> _Instructions for the task_: Keep only the lines where "this" appears.

> _Stored rows_:
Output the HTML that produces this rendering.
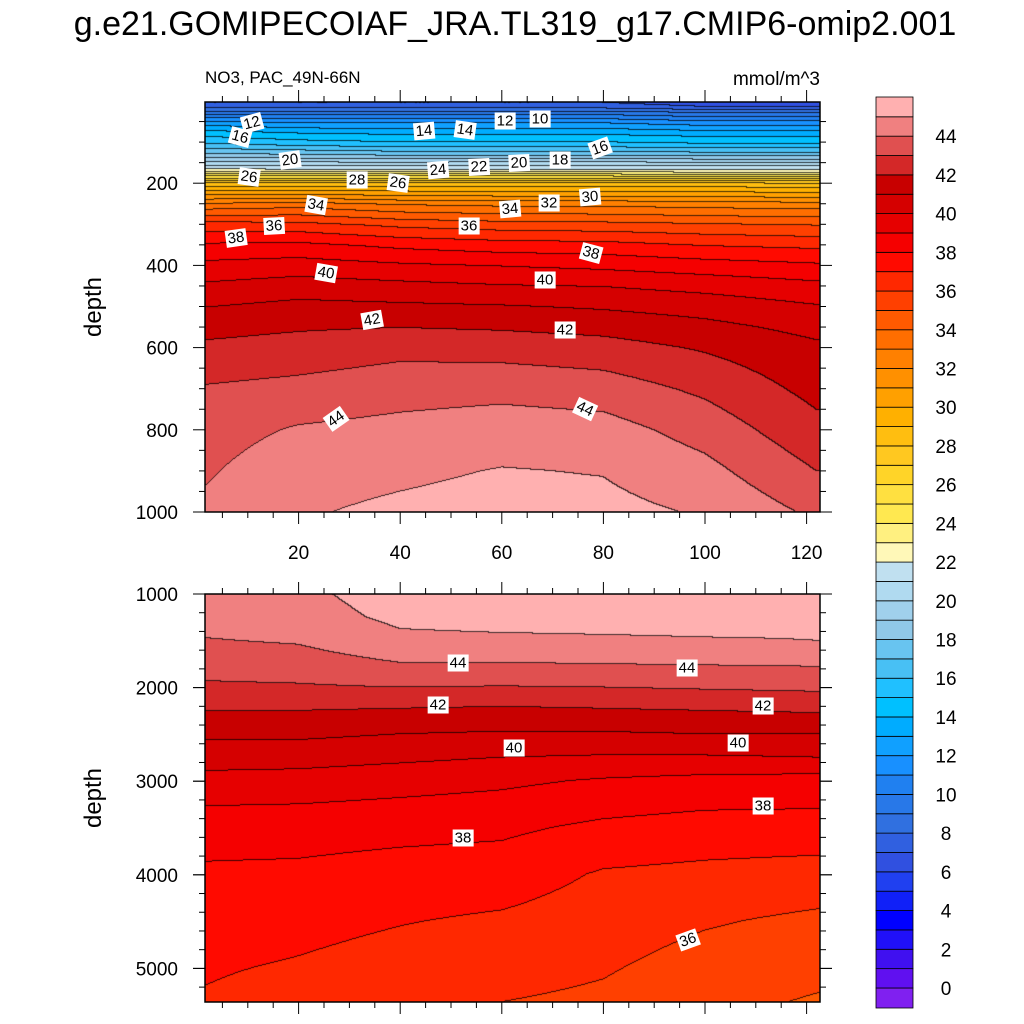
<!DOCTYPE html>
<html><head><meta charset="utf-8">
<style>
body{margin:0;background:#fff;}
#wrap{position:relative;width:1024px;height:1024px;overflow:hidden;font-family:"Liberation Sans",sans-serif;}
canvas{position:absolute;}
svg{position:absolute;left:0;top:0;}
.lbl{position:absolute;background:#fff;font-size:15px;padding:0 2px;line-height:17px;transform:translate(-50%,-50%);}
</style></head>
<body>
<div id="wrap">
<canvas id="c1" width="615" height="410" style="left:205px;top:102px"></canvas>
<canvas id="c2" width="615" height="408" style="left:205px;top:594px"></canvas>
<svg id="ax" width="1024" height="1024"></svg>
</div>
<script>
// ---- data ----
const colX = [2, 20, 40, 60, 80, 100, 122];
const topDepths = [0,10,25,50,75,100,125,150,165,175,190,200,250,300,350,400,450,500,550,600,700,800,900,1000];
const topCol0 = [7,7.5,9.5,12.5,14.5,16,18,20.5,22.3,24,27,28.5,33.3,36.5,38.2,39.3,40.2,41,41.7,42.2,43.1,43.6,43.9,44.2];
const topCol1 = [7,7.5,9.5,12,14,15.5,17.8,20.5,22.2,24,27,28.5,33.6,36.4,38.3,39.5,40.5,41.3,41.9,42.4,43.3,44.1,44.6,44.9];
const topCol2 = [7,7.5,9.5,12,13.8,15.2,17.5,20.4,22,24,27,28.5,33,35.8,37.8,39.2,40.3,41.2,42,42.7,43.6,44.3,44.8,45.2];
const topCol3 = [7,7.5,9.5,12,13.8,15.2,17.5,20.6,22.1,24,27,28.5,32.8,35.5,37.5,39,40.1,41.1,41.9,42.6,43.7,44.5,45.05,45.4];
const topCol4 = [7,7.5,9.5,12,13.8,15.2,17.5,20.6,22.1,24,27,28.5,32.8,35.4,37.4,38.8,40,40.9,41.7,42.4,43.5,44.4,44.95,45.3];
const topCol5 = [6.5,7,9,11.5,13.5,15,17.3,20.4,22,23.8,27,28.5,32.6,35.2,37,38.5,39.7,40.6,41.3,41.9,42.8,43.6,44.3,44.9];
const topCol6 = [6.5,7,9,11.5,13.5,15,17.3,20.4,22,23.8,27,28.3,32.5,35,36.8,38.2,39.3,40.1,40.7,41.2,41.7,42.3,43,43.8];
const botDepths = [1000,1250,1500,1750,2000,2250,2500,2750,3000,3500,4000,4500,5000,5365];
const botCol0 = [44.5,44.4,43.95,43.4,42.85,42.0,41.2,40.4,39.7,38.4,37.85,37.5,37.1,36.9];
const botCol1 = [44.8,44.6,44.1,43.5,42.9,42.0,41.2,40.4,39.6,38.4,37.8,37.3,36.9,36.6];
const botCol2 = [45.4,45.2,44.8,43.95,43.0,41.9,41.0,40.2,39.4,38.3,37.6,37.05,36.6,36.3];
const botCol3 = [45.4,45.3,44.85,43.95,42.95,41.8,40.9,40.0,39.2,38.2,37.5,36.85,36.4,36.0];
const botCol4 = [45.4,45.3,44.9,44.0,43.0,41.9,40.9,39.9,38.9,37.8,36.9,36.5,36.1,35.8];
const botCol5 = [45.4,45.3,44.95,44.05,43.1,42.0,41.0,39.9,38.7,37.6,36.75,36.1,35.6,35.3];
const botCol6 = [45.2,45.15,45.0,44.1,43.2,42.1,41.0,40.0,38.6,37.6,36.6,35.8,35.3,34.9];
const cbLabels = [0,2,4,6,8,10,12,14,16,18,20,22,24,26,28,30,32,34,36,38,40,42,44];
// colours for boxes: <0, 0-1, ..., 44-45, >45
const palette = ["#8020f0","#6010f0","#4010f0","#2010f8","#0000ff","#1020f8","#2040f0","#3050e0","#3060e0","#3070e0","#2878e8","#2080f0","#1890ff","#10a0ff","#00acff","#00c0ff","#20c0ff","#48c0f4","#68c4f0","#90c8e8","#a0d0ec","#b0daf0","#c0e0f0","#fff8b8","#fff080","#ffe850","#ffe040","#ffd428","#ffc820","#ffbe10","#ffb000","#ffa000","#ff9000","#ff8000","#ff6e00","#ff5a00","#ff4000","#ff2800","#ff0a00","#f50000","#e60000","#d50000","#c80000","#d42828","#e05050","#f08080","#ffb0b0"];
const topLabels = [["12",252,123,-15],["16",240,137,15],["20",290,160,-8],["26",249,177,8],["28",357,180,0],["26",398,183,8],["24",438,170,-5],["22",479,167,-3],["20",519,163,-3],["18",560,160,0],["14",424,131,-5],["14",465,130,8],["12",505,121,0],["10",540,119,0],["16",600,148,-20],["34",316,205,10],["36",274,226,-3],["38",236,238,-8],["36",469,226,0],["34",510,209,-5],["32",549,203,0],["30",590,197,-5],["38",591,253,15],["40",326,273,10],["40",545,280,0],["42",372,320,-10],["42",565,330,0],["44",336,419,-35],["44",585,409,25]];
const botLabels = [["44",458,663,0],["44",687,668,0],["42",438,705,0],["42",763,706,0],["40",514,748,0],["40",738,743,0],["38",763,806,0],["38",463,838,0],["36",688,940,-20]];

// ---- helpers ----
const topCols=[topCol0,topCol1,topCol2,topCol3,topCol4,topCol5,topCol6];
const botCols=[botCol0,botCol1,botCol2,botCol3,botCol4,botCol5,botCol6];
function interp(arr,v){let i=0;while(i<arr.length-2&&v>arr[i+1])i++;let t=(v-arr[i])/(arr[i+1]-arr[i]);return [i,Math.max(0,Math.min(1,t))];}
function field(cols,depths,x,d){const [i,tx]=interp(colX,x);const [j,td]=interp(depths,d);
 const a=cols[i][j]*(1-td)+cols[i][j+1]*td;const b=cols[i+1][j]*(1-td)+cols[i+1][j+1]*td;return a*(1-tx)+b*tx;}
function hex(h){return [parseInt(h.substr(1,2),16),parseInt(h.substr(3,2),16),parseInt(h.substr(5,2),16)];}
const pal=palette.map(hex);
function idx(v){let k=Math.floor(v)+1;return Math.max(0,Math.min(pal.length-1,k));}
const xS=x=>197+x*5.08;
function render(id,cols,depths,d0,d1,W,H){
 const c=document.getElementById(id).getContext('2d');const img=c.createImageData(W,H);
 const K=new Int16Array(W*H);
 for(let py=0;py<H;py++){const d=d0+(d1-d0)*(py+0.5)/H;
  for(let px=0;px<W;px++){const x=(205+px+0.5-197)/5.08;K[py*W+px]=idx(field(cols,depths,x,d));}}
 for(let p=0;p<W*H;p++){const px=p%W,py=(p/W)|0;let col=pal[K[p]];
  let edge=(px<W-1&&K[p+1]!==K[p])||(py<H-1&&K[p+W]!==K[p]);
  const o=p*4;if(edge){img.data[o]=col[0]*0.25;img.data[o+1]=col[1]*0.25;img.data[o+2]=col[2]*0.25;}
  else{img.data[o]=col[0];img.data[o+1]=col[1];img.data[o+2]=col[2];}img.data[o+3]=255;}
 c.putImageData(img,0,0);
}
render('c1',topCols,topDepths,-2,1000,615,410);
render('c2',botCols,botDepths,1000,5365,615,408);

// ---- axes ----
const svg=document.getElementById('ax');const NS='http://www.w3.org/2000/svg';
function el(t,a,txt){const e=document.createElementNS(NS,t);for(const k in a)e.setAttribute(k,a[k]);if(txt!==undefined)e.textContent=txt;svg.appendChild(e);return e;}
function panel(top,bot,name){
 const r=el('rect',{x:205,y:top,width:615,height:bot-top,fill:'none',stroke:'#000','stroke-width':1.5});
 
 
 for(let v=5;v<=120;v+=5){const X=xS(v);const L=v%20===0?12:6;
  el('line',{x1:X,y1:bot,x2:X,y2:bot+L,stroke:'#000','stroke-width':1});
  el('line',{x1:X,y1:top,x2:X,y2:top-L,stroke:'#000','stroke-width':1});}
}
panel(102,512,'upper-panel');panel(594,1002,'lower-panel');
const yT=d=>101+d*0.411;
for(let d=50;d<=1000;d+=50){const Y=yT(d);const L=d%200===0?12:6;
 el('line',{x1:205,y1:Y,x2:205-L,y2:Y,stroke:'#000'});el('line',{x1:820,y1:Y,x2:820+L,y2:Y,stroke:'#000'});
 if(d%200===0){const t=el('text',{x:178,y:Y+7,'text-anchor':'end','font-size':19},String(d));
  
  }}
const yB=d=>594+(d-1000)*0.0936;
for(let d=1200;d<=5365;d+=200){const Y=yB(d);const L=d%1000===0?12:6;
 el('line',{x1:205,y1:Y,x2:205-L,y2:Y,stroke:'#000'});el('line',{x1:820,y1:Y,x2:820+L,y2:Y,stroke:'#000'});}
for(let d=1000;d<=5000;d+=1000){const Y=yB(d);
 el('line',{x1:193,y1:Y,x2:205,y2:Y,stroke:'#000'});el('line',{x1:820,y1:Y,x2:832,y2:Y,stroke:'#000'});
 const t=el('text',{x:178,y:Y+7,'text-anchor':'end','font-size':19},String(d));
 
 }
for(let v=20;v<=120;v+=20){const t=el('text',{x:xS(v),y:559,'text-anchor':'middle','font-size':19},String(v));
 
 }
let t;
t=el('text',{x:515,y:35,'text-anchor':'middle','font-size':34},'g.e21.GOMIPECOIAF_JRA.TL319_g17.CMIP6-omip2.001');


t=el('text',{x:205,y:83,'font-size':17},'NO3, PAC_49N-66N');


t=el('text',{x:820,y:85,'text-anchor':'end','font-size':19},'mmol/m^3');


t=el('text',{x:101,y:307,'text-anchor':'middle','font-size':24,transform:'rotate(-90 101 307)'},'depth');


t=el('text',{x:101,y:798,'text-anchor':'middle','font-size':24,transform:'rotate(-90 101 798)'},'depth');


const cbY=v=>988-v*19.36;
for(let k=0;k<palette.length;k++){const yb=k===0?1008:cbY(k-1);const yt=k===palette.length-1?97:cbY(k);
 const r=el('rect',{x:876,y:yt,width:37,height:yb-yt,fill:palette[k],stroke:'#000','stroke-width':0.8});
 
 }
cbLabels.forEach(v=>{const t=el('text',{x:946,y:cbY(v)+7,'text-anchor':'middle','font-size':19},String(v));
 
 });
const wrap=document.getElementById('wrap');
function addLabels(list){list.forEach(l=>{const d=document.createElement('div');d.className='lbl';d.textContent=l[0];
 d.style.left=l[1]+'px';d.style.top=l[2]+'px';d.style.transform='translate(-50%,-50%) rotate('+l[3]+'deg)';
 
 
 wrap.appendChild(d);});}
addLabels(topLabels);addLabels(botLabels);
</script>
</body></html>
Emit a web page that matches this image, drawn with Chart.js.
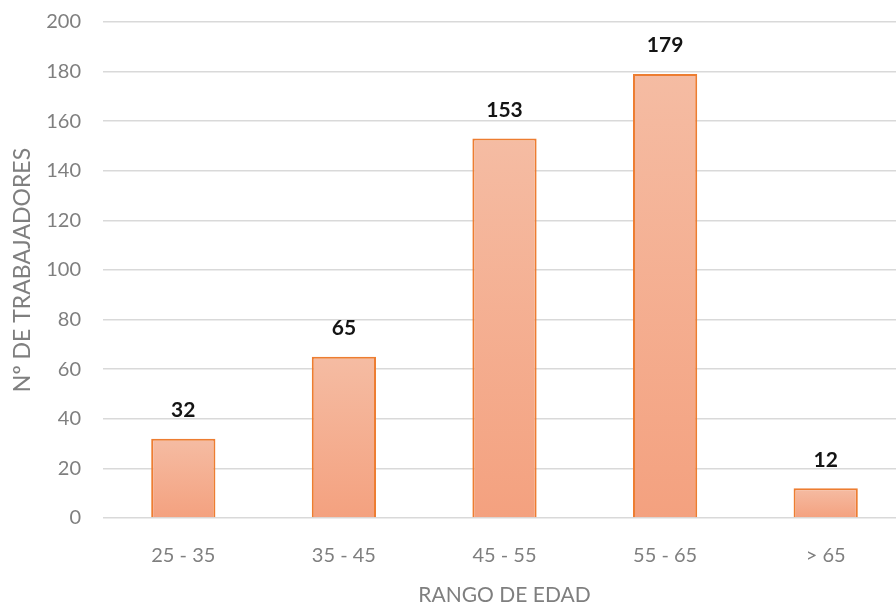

> _Written solution_:
Output the HTML that produces this rendering.
Emit a web page that matches this image, drawn with Chart.js.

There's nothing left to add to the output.